Publié le 16/05/2011 à 06h00 - Sud Ouest
Par Jefferson Despprt - Photo Loïc Dequier Les avocats du ressort de Dax ont choisi d'appliquer la nouvelle loi, même s'ils risquent de devoir se réorganiser. Explication de Philippe Lalanne.
Philippe Lalanne, le bâtonnier de Dax, estime que si la réforme de la garde à vue n'est pas parfaite, un retour en arrière serait pire.
Depuis le 15 avril, l'ensemble des avocats doit faire avec une nouvelle loi : celle de la garde à vue. Une réforme que Philippe Lalanne, le bâtonnier du barreau de Dax, a choisi de faire appliquer. Et ce même si tout est loin d'être parfait dans cette affaire. « Cette réforme a été appelée de ses voeux par la profession, rappelle-t-il.
Car, historiquement, elle a toujours oeuvré pour la défense des libertés fondamentales et le respect des droits des prévenus mais aussi des victimes. »
Des droits qui, selon les avocats, se trouvaient plutôt malmenés, sinon contrecarrés, dans ce qu'il était courant d'appeler : « La garde à vue à la française ». « Jusqu'à la réforme, explique-t-il, les policiers et les gendarmes avaient la possibilité d'entendre une personne dans des conditions pas acceptables. On vous enlevait vos lacets, votre ceinture, vous étiez dans une geôle avec juste une couverture, les odeurs… La dignité
humaine n'était pas respectée. »
Un point essentiel pour les avocats qui, aujourd'hui, se trouve réhabilités de par cette réforme : « Là où l'avocat se trouve, la dignité humaine est respectée. Il est important d'être assisté. »
Pour autant, si sur le fond cette réforme de la garde à vue est donc saluée, dans la forme, ou plus précisément dans son application, le bât blesse toujours. Provoquant non seulement de l'incompréhension mais surtout de l'inquiétude comme il l'explique : « Le barreau de Dax a choisi d'assumer ses responsabilités, mais cette réforme va demander une réorganisation complète des cabinets. »
Douze heures d'affilée…
Tout simplement, parce qu'aujourd'hui les avocats peuvent être sollicités dans les deux heures suivant la mise en garde à vue d'un prévenu. Une présence qui, lorsqu'on n'a pas le don d'ubiquité, peut vite poser problème sur le fonctionnement quotidien des cabinets.
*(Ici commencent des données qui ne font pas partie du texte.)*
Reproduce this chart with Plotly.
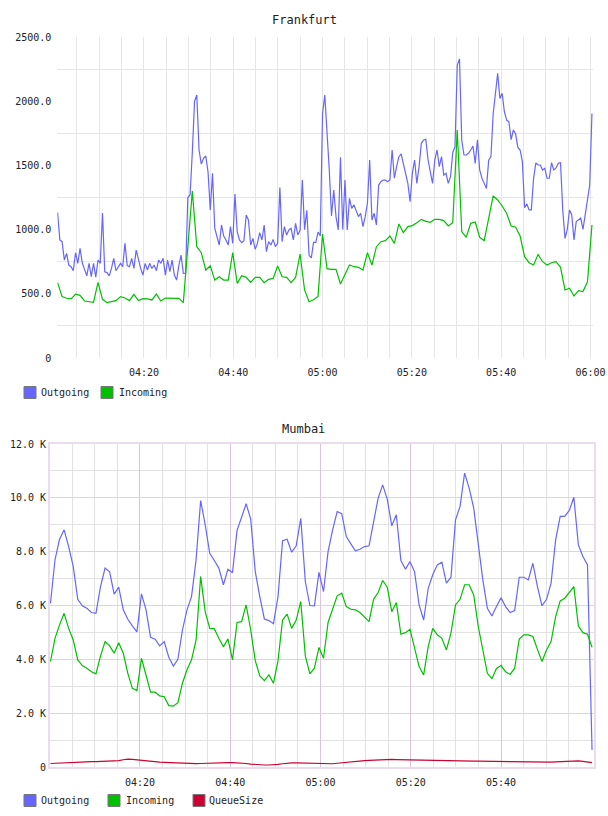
import plotly.graph_objects as go
import pandas as pd

# ---------------- data ----------------
# Frankfurt: Outgoing (30 s samples), Incoming (1 min samples)
FRA_OUT = [
    1132, 920, 906, 763, 815, 724, 711, 680, 820, 737,
    854, 740, 690, 640, 737, 633, 737, 630, 763, 737,
    1130, 672, 665, 640, 698, 776, 680, 711, 737, 711,
    893, 720, 711, 776, 698, 841, 763, 698, 646, 737,
    685, 737, 698, 724, 680, 763, 737, 776, 646, 763,
    672, 763, 646, 607, 720, 802, 659, 660, 1250, 1270,
    1600, 2000, 2048, 1620, 1510, 1555, 1573, 1450, 1153, 1438,
    1010, 932, 880, 1036, 950, 919, 880, 1023, 893, 1277,
    984, 919, 898, 914, 1114, 1075, 880, 932, 846, 893,
    976, 919, 1036, 828, 906, 880, 924, 867, 893, 1327,
    906, 1023, 958, 997, 1010, 919, 1049, 958, 997, 1386,
    1000, 1150, 800, 780, 900, 900, 980, 950, 1900, 2048,
    1776, 1464, 1106, 1308, 1101, 997, 1563, 1000, 1386, 997,
    1244, 1166, 1192, 1153, 1101, 1127, 1023, 1101, 1205, 1542,
    1075, 1127, 1036, 1347, 1373, 1386, 1386, 1373, 1386, 1620,
    1400, 1490, 1568, 1589, 1516, 1438, 1360, 1218, 1438, 1542,
    1360, 1490, 1672, 1698, 1703, 1542, 1464, 1360, 1542, 1620,
    1490, 1568, 1425, 1438, 1360, 1412, 1599, 1646, 2280, 2330,
    1698, 1581, 1581, 1594, 1620, 1650, 1516, 1700, 1464, 1400,
    1360, 1321, 1540, 1568, 1900, 2074, 2217, 2022, 2061, 1918,
    1853, 1840, 1700, 1776, 1744, 1640, 1620, 1529, 1170, 1200,
    1153, 1153, 1399, 1520, 1503, 1503, 1464, 1477, 1400, 1400,
    1521, 1464, 1480, 1516, 1521, 1150, 932, 1000, 1153, 1114,
    920, 1062, 1075, 1090, 1002, 1114, 1200, 1347, 1905,
]
FRA_IN = [
    587, 478, 465, 460, 498, 488, 444, 439, 434, 589,
    457, 431, 439, 447, 478, 467, 447, 496, 447, 462,
    460, 452, 498, 444, 467, 465, 467, 465, 431, 870,
    1300, 867, 820, 685, 717, 607, 633, 607, 607, 820,
    581, 641, 628, 589, 628, 628, 587, 613, 620, 717,
    633, 628, 587, 628, 810, 530, 438, 454, 480, 966,
    696, 690, 690, 576, 646, 724, 711, 706, 685, 820,
    724, 867, 906, 914, 950, 893, 1044, 976, 1023, 1031,
    1054, 1080, 1064, 1057, 1080, 1080, 1070, 1028, 1054, 1776,
    984, 940, 1049, 1059, 940, 914, 1088, 1262, 1231, 1184,
    1127, 1028, 1018, 950, 789, 742, 724, 807, 750, 724,
    742, 750, 706, 530, 543, 483, 524, 517, 594, 1036,
]
FRA_START, FRA_END = "2024-01-01 04:00:40", "2024-01-01 06:00:20"

# Mumbai: 1 min samples
MUM_OUT = [
    6080, 7700, 8460, 8810, 8190, 7450, 6230, 5990, 5900, 5740,
    5710, 6700, 7390, 7250, 6420, 6680, 5840, 5490, 5240, 5020,
    6430, 5840, 4820, 4750, 4500, 4660, 4080, 3750, 4000, 5090,
    5840, 6330, 7700, 9900, 9000, 7940, 7670, 7390, 6770, 7350,
    7220, 8790, 9280, 9780, 9210, 7260, 6330, 5500, 5440, 5320,
    6330, 8410, 8460, 7980, 8220, 9240, 6890, 6000, 5990, 7230,
    6520, 8000, 8810, 9490, 9410, 8560, 8290, 8030, 8090, 8190,
    8220, 9180, 9990, 10480, 9950, 8960, 9370, 7670, 7350, 7630,
    7260, 6020, 5460, 6640, 7140, 7510, 7610, 6830, 7050, 9180,
    9680, 10920, 10360, 9620, 8190, 6950, 5900, 5610, 5960, 6290,
    5960, 5740, 5810, 7050, 7050, 6950, 7570, 6700, 5990, 6230,
    6830, 8440, 9310, 9310, 9530, 10020, 8250, 7820, 7510, 630,
]
MUM_IN = [
    3920, 4780, 5280, 5710, 5150, 4720, 3980, 3770, 3670, 3540,
    3460, 4130, 4660, 4500, 4230, 4620, 4230, 3480, 2920, 2840,
    4040, 3360, 2780, 2780, 2640, 2610, 2280, 2260, 2390, 3110,
    3610, 3980, 4720, 7080, 5770, 5150, 5140, 4780, 4470, 4760,
    3980, 5370, 5400, 6020, 5090, 3950, 3380, 3210, 3420, 3110,
    3950, 5460, 5680, 5150, 5460, 6150, 4130, 3460, 3670, 4440,
    4040, 5370, 5840, 6360, 6460, 5960, 5860, 5840, 5740, 5560,
    5400, 6230, 6480, 6930, 6680, 5770, 6110, 4930, 4990, 5120,
    4470, 3730, 3420, 4470, 5150, 4910, 4780, 4350, 4970, 6020,
    6230, 6770, 6770, 6390, 5220, 4410, 3480, 3280, 3660, 3770,
    3540, 3440, 3670, 4750, 4910, 4910, 4850, 4370, 3920, 4350,
    4660, 5590, 6170, 6270, 6480, 6700, 5240, 4990, 4930, 4450,
]
MUM_QUEUE = [
    130, 140, 150, 160, 170, 180, 185, 190, 195, 200,
    200, 205, 210, 215, 225, 240, 270, 290, 280, 260,
    240, 220, 200, 190, 180, 170, 160, 150, 140, 130,
    125, 120, 125, 130, 140, 150, 155, 160, 165, 165,
    160, 155, 150, 130, 110, 90, 80, 75, 75, 80,
    100, 120, 140, 150, 150, 145, 140, 135, 130, 125,
    110, 110, 120, 140, 160, 180, 200, 215, 225, 235,
    245, 255, 265, 270, 275, 280, 275, 270, 265, 260,
    255, 250, 248, 245, 243, 240, 238, 235, 232, 230,
    228, 225, 222, 220, 218, 215, 212, 210, 208, 205,
    205, 205, 200, 195, 190, 185, 180, 175, 170, 175,
    180, 190, 200, 210, 225, 240, 230, 210, 180, 160,
]
MUM_START, MUM_END = "2024-01-01 04:00:10", "2024-01-01 06:00:10"

SERIES = ["Outgoing", "Incoming", "QueueSize"]
COLORS = ["#6666ff", "#00c000", "#cc0033"]

FRA_YTICKS = [0, 500, 1000, 1500, 2000, 2500]
FRA_YTEXT = ["0", "500.0", "1000.0", "1500.0", "2000.0", "2500.0"]
FRA_YGRID = [250, 750, 1250, 1750, 2250]
FRA_XTEXT = ["04:20", "04:40", "05:00", "05:20", "05:40", "06:00"]

MUM_YTICKS = [0, 2000, 4000, 6000, 8000, 10000, 12000]
MUM_YTEXT = ["0", "2.0 K", "4.0 K", "6.0 K", "8.0 K", "10.0 K", "12.0 K"]
MUM_YGRID = [1000, 3000, 5000, 7000, 9000, 11000]
MUM_XTEXT = ["04:20", "04:40", "05:00", "05:20", "05:40"]

DAY = "2024-01-01 "
FONT = "DejaVu Sans Mono"
W, H = 608, 816


def t(hhmm):
    return pd.Timestamp(DAY + hhmm)


def px_x(p):
    return p / W


def px_y(p):
    return 1 - p / H


fra_out_t = pd.date_range(FRA_START, FRA_END, periods=len(FRA_OUT))
fra_in_t = pd.date_range(FRA_START, FRA_END, periods=len(FRA_IN))
mum_t = pd.date_range(MUM_START, MUM_END, periods=len(MUM_OUT))

fig = go.Figure()
fig.add_trace(go.Scatter(x=fra_out_t, y=FRA_OUT, mode="lines", name=SERIES[0],
                         line=dict(color=COLORS[0], width=1.2), xaxis="x", yaxis="y",
                         showlegend=False))
fig.add_trace(go.Scatter(x=fra_in_t, y=FRA_IN, mode="lines", name=SERIES[1],
                         line=dict(color=COLORS[1], width=1.2), xaxis="x", yaxis="y",
                         showlegend=False))
for vals, name, col in zip([MUM_OUT, MUM_IN, MUM_QUEUE], SERIES, COLORS):
    fig.add_trace(go.Scatter(x=mum_t, y=vals, mode="lines", name=name,
                             line=dict(color=col, width=1.2), xaxis="x2", yaxis="y2",
                             showlegend=False))

fra_minor = [t("04:00") + pd.Timedelta(minutes=5 * k) for k in range(1, 25)]
mum_minor = [t("04:00") + pd.Timedelta(minutes=5 * k) for k in range(1, 24)]

tickfont = dict(family=FONT, size=10, color="#222222")

fig.update_layout(
    width=W, height=H, autosize=False,
    margin=dict(l=0, r=0, t=0, b=0, autoexpand=False),
    paper_bgcolor="white", plot_bgcolor="white",
    showlegend=False,
    xaxis=dict(
        domain=[px_x(57.3), px_x(593)], anchor="y", automargin=False,
        range=[t("04:00:36"), t("06:00:34")],
        tickmode="array", tickvals=[t(s) for s in FRA_XTEXT], ticktext=FRA_XTEXT,
        showgrid=True, gridcolor="#e6e6e6", gridwidth=1,
        minor=dict(tickmode="array", tickvals=fra_minor, showgrid=True,
                   gridcolor="#e6e6e6", gridwidth=1, ticks=""),
        showline=False, zeroline=False, ticks="", tickfont=tickfont,
        ticklabelstandoff=7,
    ),
    yaxis=dict(
        domain=[px_y(358), px_y(37)], anchor="x", automargin=False,
        range=[0, 2500],
        tickmode="array", tickvals=FRA_YTICKS, ticktext=FRA_YTEXT,
        showgrid=False,
        minor=dict(tickmode="array", tickvals=FRA_YGRID, showgrid=True,
                   gridcolor="#e6e6e6", gridwidth=1, ticks=""),
        showline=False, zeroline=False, ticks="", tickfont=tickfont,
        ticklabelstandoff=5,
    ),
    xaxis2=dict(
        domain=[px_x(50), px_x(594)], anchor="y2", automargin=False,
        range=[t("04:00:04"), t("06:00:36")],
        tickmode="array", tickvals=[t(s) for s in MUM_XTEXT], ticktext=MUM_XTEXT,
        showgrid=True, gridcolor="#dcc4dc", gridwidth=1,
        minor=dict(tickmode="array", tickvals=mum_minor, showgrid=True,
                   gridcolor="#e2e2e2", gridwidth=1, ticks=""),
        showline=True, linecolor="#eadcea", linewidth=2, mirror=True,
        zeroline=False, ticks="", tickfont=tickfont,
        ticklabelstandoff=5,
    ),
    yaxis2=dict(
        domain=[px_y(767), px_y(444)], anchor="x2", automargin=False,
        range=[0, 12000],
        tickmode="array", tickvals=MUM_YTICKS, ticktext=MUM_YTEXT,
        showgrid=True, gridcolor="#e6cfe6", gridwidth=1,
        minor=dict(tickmode="array", tickvals=MUM_YGRID, showgrid=True,
                   gridcolor="#e2e2e2", gridwidth=1, ticks=""),
        showline=True, linecolor="#eadcea", linewidth=2, mirror=True,
        zeroline=False, ticks="", tickfont=tickfont,
        ticklabelstandoff=0,
    ),
)

# titles
fig.add_annotation(text="Frankfurt", x=px_x(304), y=px_y(20), xref="paper", yref="paper",
                   showarrow=False, xanchor="center", yanchor="middle",
                   font=dict(family=FONT, size=12, color="#222222"))
fig.add_annotation(text="Mumbai", x=px_x(303), y=px_y(429), xref="paper", yref="paper",
                   showarrow=False, xanchor="center", yanchor="middle",
                   font=dict(family=FONT, size=12, color="#222222"))

# legends (swatch + label)
legend_items = [
    (392.5, [(24, 39, SERIES[0], COLORS[0]), (101, 117, SERIES[1], COLORS[1])]),
    (800.5, [(24, 39, SERIES[0], COLORS[0]), (108, 124, SERIES[1], COLORS[1]),
             (193, 207, SERIES[2], COLORS[2])]),
]
for cy, items in legend_items:
    for sx, tx, name, col in items:
        fig.add_shape(type="rect", xref="paper", yref="paper",
                      x0=px_x(sx), x1=px_x(sx + 12), y0=px_y(cy + 6), y1=px_y(cy - 6),
                      fillcolor=col, line=dict(color="#777777", width=1))
        fig.add_annotation(text=name, x=px_x(tx), y=px_y(cy), xref="paper", yref="paper",
                           showarrow=False, xanchor="left", yanchor="middle",
                           font=dict(family=FONT, size=10, color="#222222"))

fig.write_html(
    "out.html",
    config=dict(displayModeBar=False, responsive=False),
    post_script="document.body.style.margin='0';document.body.style.overflow='hidden';",
)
« Il y a peu, un de nos confrères du ressort de Dax a été appelé pour une garde à vue et celle-ci a duré… douze heures. » Pour l'heure, le barreau de la cité thermale dispose d'une équipe pénale forte de 15 avocats sur la soixantaine de robes noirs recensée ici.
Une équipe qui pourrait, à l'avenir, être renforcée. Sachant que se pose aussi - et surtout - la question du financement de cette présence
des avocats dès le début des gardes à vue. « En fait, résume-t-il, la loi est applicable depuis le 15 avril, mais la loi de financement n'a toujours pas été votée. »
Résultat, les avocats ayant assisté leurs clients lors de ces gardes à vue ne savent pas s'ils seront payés, ni le montant de cette rémunération… « À ce jour, on ne sait rien, reconnaît-il. Mais cette situation ne pourra pas perdurer. »
« Mieux vaut encore ça »
Un chapitre qui se double d'une autre interrogation : que se passe-t-il lorsque le prévenu n'a pas droit à l'aide juridictionnelle ? Est-ce à dire qu'il devra payer toutes les heures de présence de son avocat ? « A priori, souligne Philippe Lalanne, le coût devrait être pris en charge par l'État, même si la personne en garde à vue n'entre pas dans les barèmes de l'aide juridictionnelle. » Toutefois, si les incertitudes accompagnant cette réforme sont légion, Philippe Lalanne est formel : « Mieux vaut encore ça que de revenir à la situation antérieure. » Quant à la collaboration entre avocats et forces de l'ordre, ces dernières ayant souvent craint que la présence des robes noires ne vienne bloquer les enquêtes, le bâtonnier estime que chacun fait au mieux. Soulignant : « Si la personne reconnaît les faits en présence de l'avocat, ses aveux deviennent inattaquables. »
Néanmoins, un problème demeure. Alors que cette réforme misait sur une diminution presque de moitié des gardes à vue, Philippe Lalanne constate « qu'il y en a toujours autant. » Si la situation devait en rester là, l'équipe pénale du barreau de Dax pourrait ne pas suffire.